The battle for Christianity on our own shores might seem a little tame when compared with the attacks on Christians in Egypt and Pakistan during the summer.

Eighty-five Christians were killed in Peshawar, Pakistan, when a suicide bomber blew himself up after a church service. It was named as the worst attack ever on Christians in Pakistan. In Egypt, gunmen opened fire on a Coptic Christian church wedding in Cairo, killing two adults and two girls aged eight and 12. The Evangelical Alliance, Release International, Christian Solidarity Worldwide and Open Doors have joined together to form the Religious Liberty Commission (RLC). The RLC exists to raise awareness of persecution and encourage individual Christians and churches to take action on behalf of the persecuted Church worldwide.

The birth of the Duke and Duchess of Cornwall's baby George Alexander Louis in July was big news for the nation. The third in line to the throne is known as His Royal Highness Prince George of Cambridge. In October his christening prompted a wider discussion about the meaning of the event. Archbishop Justin Welby said he hoped people would not view baptism as only for a future king or for special people. "God's love is offered without qualification, without price, without cost, to all people, in all circumstances, always," he said.

Concern about human trafficking is keener than ever. The discovery in November of three women in London who had been held in slavery for 30 years woke us up to the fact that this is happening all around us, close to home. A Malaysian woman, 69, an Irish woman, 57, and a British woman, 30, were rescued from a house in Brixton on 25 October after one of them made a call to Freedom Charity saying she had been held against her will for decades.

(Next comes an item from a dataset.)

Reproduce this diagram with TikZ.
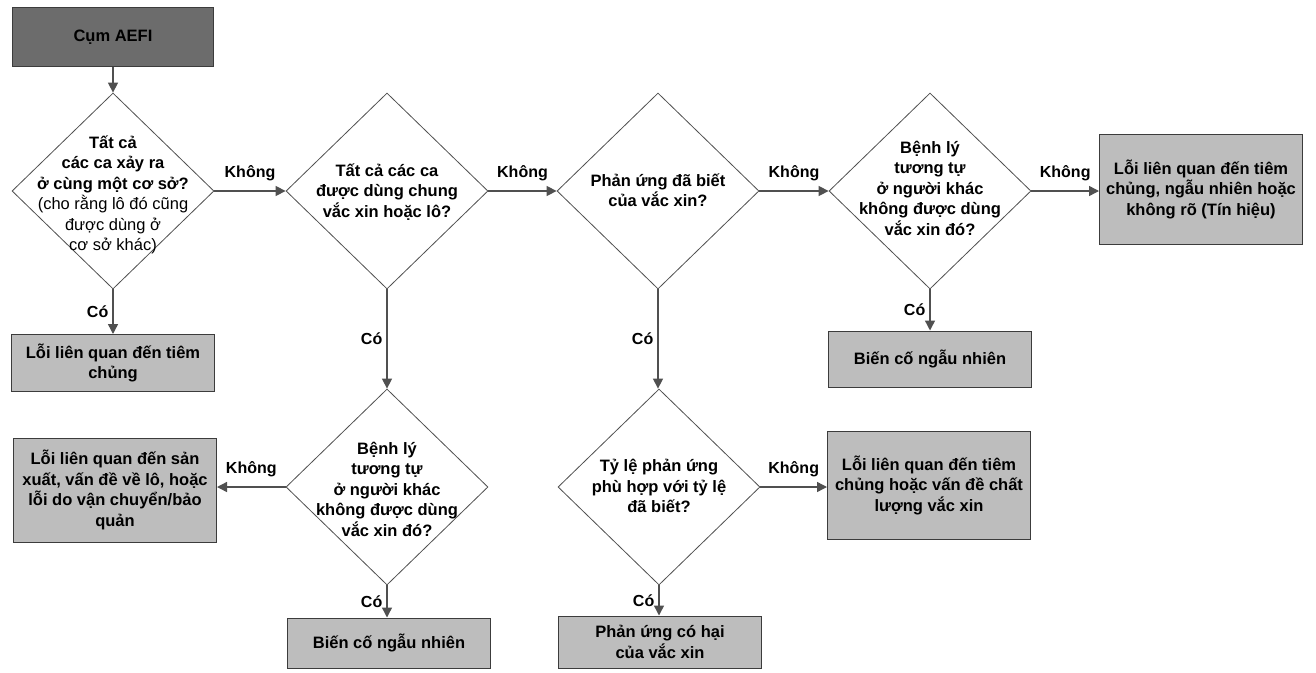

Typhoon Haiyan swept across parts of the Philippines in November leaving a death toll of around 6,000 with millions more affected. The world watched in horror as the disaster unfolded leaving an entire city, Tacloban, devastated and millions more affected by the destruction. The overall public response to this was markedly generous with help from major relief organisations as well as Christian charities such as Tearfund providing much–needed and ongoing intervention.